"Schrift in Flammen" von Miklós Bánffy war eine literarische Entdeckung. Jetzt folgt dem im vergangenen Jahr erstmals auf Deutsch erschienenen Buch der zweite Band der dreiteiligen "Siebenbürger Geschichte". Er trägt den Titel "Verschwundene Schätze" und bestätigt den Rang des Autors. Es ist das Verdienst Andreas Oplatkas als Übersetzer und des Paul-Zsolnay-Verlags, die beiden 1934 bzw. 1937 auf Ungarisch veröffentlichten Werke einer deutschsprachigen Leserschaft zugänglich gemacht zu haben.

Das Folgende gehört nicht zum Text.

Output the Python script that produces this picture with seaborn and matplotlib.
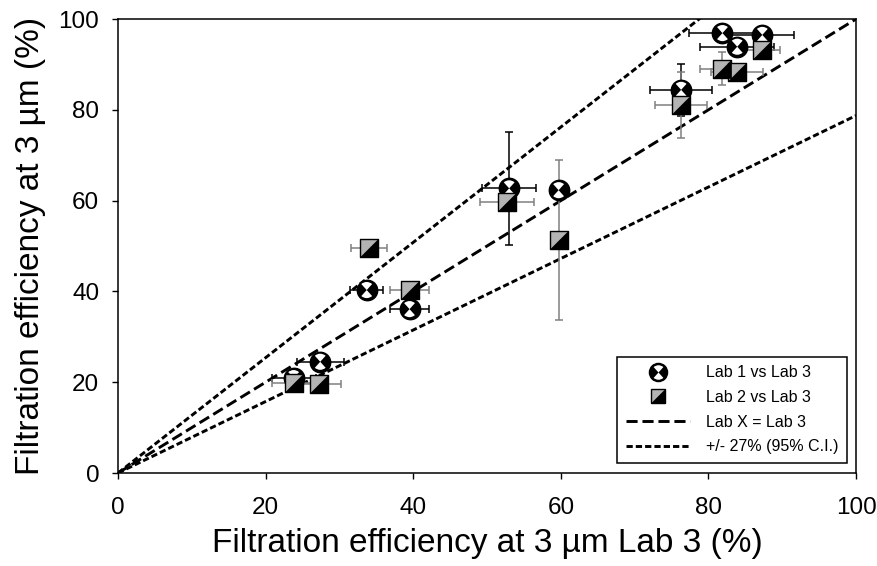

Sprachmächtig und erzählstark
Inhaltlich geht es um die letzten Jahre des Habsburgerreichs vor dem Ersten Weltkrieg und den Zerfall Ungarns. Aus dessen Perspektive - einer uns kaum bekannten, aber unser Geschichtsverständnis erhellenden - schildert Miklós Bánffy aus eigenem Erleben in der Form eines faktengenauen Romans die gesellschaftlichen, wirtschaftlichen und politischen Entwicklungen vor dem "Ende des bürgerlichen Zeitalters" (Wolfgang J. Mommsen) und der "Urkatastrophe Europas" (George F. Kennan).

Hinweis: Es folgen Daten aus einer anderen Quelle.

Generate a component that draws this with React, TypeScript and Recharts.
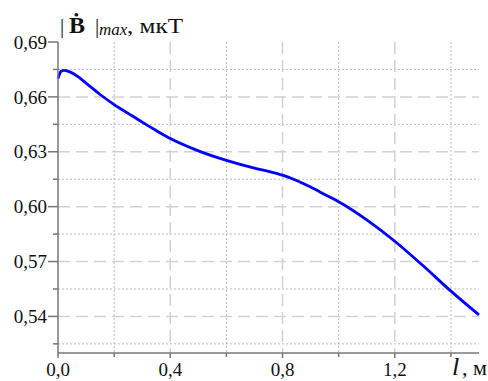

"Schrift in Flammen" und "Verschwundene Schätze" sind in doppelter Hinsicht packend. Zum einen handelt es sich bei Miklós Bánffy, 1873 geboren und 1950 gestorben, um einen scharf beobachtenden und die Zusammenhänge erfassenden Zeitzeugen, der aus hochadliger Familie stammte und Ungarn als Abgeordneter, Aussenminister sowie als Opern- und Theaterintendant diente.

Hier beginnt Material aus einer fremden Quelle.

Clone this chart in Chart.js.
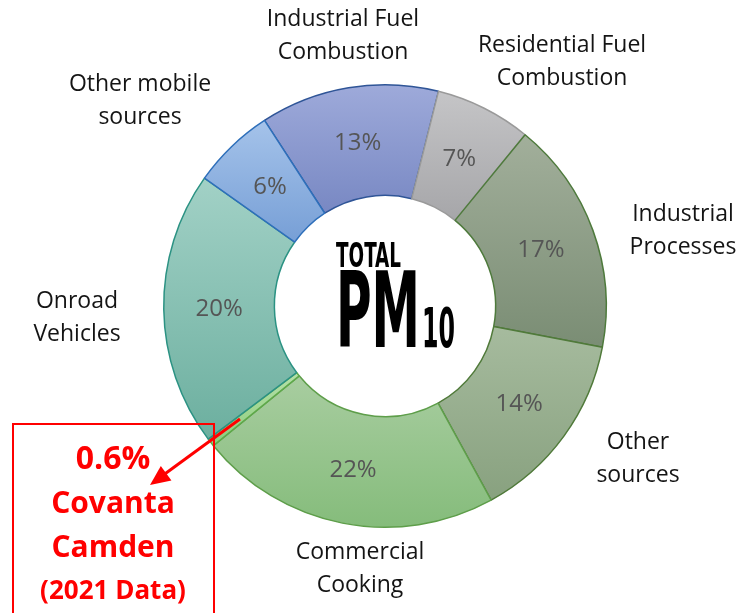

Zum andern ist er ein sprach- und erzählmächtiger Romancier, der Landschaften, Stimmungen und Menschen beschreibt, als würden wir selber hellen Blicks über Hügel und durch Wälder reiten, in der Abendgarderobe vor durchlauchtigen Herrschaften erscheinen oder einem Politiker im Streitgespräch gegenübersitzen. Die unmittelbare, fein schattierte Bildhaftigkeit ist fesselnd und erleichtert die Lektüre der mit protokollierendem Pflichtbewusstsein festgehaltenen Parlamentsdebatten. Richtig bleibt, bei Miklós Bánffy an Leo Tolstois "Krieg und Frieden" zu denken, an Thomas Manns "Buddenbrooks" und Joseph Roths "Radetzkymarsch" . Zum sprachlichen Genuss leistete Andreas Optlaka, was Kenner sowohl des Ungarischen als auch des Deutschen bestätigen, einen wichtigen Beitrag.
Das kleine im grossen Rad
Die "Verschwundenen Schätze" beleuchten einerseits den grossen Lauf der ungarischen Geschichte und anderseits den kleinen, alltäglichen am Beispiel eines liberal-idealistischen Grossgrundbesitzers und seiner unglücklichen Liebesbeziehung mit einer verheirateten Gräfin. Miklós Bánffy schaltet die öffentlichen und die privaten Geschehnisse parallel und dramaturgisch spannend. Im riesigen Rad dreht sich das winzige mit, gelegentlich bremsend, schliesslich mitgetrieben.